For fans of Wordle and Connections, it’s familiar yet new: another daily puzzle that rewards clear thought over speed or trivia.
A Step Forward for NYT Games
For The New York Times, Pips marks a milestone. It’s the first original logic puzzle the Games team has developed from scratch, rather than adapted from an existing format. That freedom shows. Pips feels both modern and timeless - digital in form, but rooted in the tactile simplicity of domino play.
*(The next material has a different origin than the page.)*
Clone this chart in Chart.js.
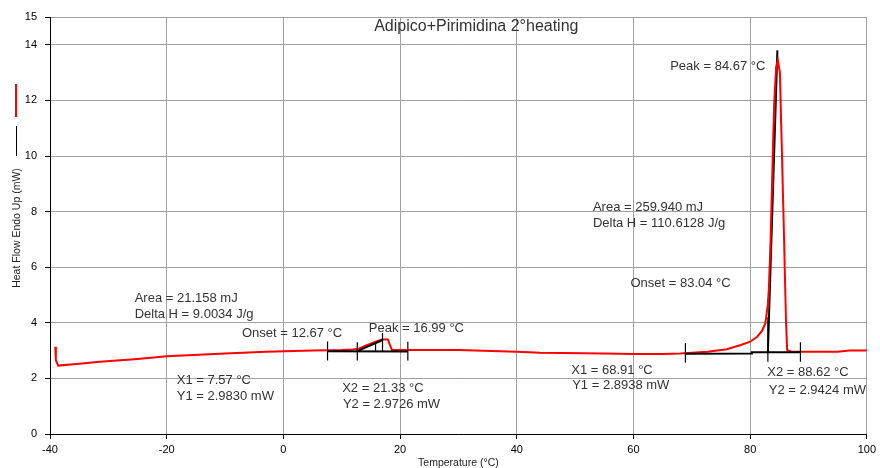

It’s designed for clarity: soft colors, gentle animations, and clean shapes that make reasoning feel like rhythm.
Why Players Love It
Early players describe Pips as “meditative logic” - the kind of game that slows the mind down, not through ease, but through focus. Some compare it to Sudoku, others to crosswords, but most agree it has its own personality: a puzzle that feels both mathematical and human.
Each solution feels earned. Each board feels fair. And when it’s done, the satisfaction comes not from victory, but from understanding.
The Quiet Future of Puzzles
As daily puzzles evolve, Pips may point toward the next frontier: quiet, self-contained experiences that value thoughtfulness over competition. It’s not about streaks or speed; it’s about the beauty of logic itself.
In a world full of noise, Pips doesn’t shout for attention. It just sits there (a little grid, a few dots), waiting for someone to think clearly.